▸ **Task to complete**
In the listing that follows, retype every line from the first through the one containing "var xTicks = [2800, 2810, 2820, 2830, 2840, 2850, 2860, 2870];". Pictures are to be left out.
::::::
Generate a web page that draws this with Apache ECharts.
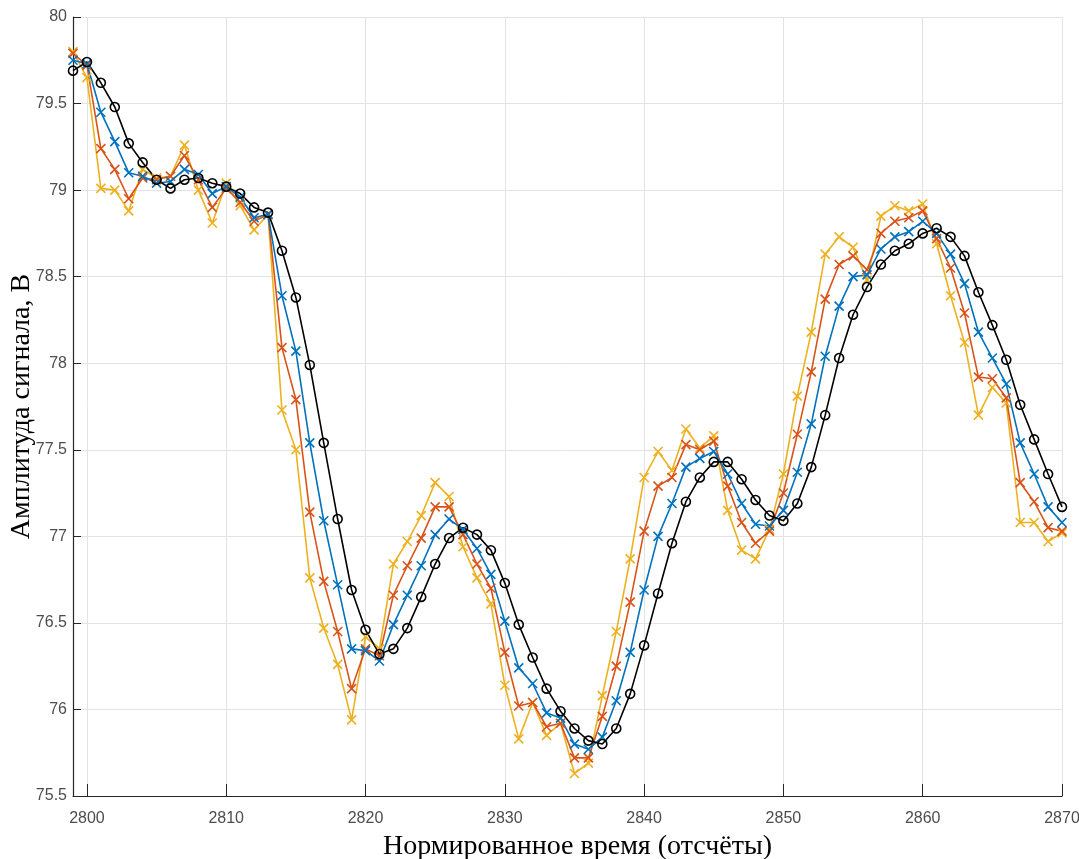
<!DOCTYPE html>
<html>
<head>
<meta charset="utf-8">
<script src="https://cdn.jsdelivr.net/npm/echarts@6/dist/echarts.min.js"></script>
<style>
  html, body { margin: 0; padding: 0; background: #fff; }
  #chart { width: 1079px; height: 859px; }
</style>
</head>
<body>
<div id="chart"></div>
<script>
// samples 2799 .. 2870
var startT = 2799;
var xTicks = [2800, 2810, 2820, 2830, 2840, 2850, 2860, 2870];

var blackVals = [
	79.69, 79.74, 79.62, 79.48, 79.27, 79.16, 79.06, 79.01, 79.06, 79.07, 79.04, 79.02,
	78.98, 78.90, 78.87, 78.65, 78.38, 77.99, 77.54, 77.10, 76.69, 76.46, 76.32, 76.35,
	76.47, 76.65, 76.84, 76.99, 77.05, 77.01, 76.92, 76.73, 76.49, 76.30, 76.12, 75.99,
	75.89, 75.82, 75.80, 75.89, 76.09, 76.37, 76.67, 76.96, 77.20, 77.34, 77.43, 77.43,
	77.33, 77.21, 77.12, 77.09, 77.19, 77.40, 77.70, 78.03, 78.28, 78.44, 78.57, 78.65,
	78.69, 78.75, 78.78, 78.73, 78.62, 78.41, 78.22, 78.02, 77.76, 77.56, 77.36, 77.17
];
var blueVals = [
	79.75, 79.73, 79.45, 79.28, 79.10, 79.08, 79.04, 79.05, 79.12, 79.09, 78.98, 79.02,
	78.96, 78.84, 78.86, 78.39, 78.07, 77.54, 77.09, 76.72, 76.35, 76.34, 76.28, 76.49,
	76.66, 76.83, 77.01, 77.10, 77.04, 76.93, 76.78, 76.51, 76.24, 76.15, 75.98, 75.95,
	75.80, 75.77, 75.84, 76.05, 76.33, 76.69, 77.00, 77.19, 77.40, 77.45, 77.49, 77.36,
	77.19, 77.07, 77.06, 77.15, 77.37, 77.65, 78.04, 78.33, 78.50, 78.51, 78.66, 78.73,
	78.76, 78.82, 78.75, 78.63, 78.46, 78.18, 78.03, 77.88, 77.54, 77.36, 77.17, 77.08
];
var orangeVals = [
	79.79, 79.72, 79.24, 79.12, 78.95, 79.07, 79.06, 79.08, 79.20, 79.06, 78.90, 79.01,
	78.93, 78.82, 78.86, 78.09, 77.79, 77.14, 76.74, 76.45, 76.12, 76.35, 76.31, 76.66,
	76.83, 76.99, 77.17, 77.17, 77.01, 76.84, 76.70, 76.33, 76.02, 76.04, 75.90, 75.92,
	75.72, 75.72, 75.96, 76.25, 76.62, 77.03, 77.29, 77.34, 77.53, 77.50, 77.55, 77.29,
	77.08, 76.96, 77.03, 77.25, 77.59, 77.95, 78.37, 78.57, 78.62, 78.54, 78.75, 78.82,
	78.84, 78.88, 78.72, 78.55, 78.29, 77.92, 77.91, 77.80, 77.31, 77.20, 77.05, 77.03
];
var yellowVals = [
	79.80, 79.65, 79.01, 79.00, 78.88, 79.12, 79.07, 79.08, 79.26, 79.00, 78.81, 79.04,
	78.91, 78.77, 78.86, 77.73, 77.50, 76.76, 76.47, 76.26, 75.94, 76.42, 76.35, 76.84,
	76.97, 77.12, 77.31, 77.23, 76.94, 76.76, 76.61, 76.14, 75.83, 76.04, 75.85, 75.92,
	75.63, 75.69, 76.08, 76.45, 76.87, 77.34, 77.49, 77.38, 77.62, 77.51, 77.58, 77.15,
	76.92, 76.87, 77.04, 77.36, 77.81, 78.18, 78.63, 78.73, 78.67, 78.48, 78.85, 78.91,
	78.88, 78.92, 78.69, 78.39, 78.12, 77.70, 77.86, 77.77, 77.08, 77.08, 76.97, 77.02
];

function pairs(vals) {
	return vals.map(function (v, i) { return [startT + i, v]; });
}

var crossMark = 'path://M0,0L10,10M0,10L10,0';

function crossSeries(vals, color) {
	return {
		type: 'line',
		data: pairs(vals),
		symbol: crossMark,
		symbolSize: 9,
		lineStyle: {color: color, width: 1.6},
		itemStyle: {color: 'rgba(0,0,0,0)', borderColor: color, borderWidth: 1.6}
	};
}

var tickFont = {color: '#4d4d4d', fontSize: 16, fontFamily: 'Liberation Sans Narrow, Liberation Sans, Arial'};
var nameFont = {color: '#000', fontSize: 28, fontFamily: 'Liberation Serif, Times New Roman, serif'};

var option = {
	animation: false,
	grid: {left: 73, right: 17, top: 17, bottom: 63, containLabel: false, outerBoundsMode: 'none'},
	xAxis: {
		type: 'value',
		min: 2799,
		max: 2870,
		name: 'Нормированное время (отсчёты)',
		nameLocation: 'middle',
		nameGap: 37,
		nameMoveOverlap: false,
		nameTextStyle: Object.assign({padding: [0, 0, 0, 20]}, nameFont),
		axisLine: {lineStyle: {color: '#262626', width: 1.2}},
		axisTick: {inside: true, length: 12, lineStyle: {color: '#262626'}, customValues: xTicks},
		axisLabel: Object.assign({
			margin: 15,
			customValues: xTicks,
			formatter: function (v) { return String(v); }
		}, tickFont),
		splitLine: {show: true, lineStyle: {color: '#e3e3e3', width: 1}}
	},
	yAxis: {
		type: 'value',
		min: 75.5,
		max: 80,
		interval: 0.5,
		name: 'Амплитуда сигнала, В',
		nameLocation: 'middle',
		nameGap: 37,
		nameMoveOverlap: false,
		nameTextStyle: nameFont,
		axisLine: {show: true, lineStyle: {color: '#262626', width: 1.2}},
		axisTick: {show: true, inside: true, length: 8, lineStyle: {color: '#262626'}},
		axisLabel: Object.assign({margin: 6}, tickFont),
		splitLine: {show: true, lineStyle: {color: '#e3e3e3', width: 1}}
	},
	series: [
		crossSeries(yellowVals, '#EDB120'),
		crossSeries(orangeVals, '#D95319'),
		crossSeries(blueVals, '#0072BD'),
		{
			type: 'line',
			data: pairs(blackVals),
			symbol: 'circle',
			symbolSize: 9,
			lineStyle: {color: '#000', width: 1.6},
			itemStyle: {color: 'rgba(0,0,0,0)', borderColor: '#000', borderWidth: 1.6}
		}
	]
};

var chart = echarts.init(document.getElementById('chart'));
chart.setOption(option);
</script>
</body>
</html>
::::::
▸ **Solved problem**
Generate a web page that draws this with Apache ECharts.
<!DOCTYPE html>
<html>
<head>
<meta charset="utf-8">
<script src="https://cdn.jsdelivr.net/npm/echarts@6/dist/echarts.min.js"></script>
<style>
  html, body { margin: 0; padding: 0; background: #fff; }
  #chart { width: 1079px; height: 859px; }
</style>
</head>
<body>
<div id="chart"></div>
<script>
// samples 2799 .. 2870
var startT = 2799;
var xTicks = [2800, 2810, 2820, 2830, 2840, 2850, 2860, 2870];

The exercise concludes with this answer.